Black History Spotlight : Bayard Rustin
When you think of the 1963 March on Washington, who is the first person that you think of? It’s probably Dr. Martin Luther King Jr. However, someone had to organize the march right. His name was Bayard Rustin, whom you’ve probably never heard much about.
He is partly responsible for Martin Luther King Jr.’s nonviolent protest approach which he learned by observing Ghandi’s peaceful protests in India. Before Rustin arrived in Montgomery, Alabama to assist with the boycott, Martin Luther King Jr. had not personally embraced nonviolence. It was stated that in fact that Martin Luther King Jr. had guns in the home and armed guards posted outside of his home. Rustin persuaded leaders to take a nonviolent approach.
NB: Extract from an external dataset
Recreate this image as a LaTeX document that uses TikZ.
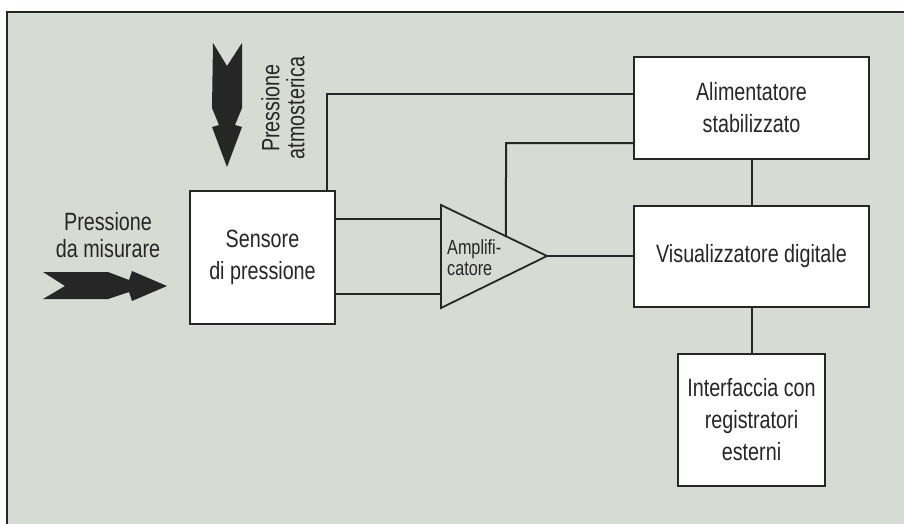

The decision to name Rustin as the chief organizer of the March on Washington was nothing less than controversial. Roy Wilkins of the NAACP highly criticized the choice. Wilkins believed that Rustin’s former membership in the Communist party would make him an easy target for the Right-Wing press. His sexuality was also an issue as well. However, Martin Luther King Jr. and Phillip Randolph believed that Rustin was the best man for the job. Rustin served as Martin Luther King Jr.’s main advisor and co-founded the Southern Christian Leadership Conference.
However, Bayard Rustin was an openly gay man, which was way more unacceptable than it is today. Rustin was “silenced, threatened, arrested, beaten, and imprisoned, and fired from important leadership positions, because of his sexuality and his refusal to join the army.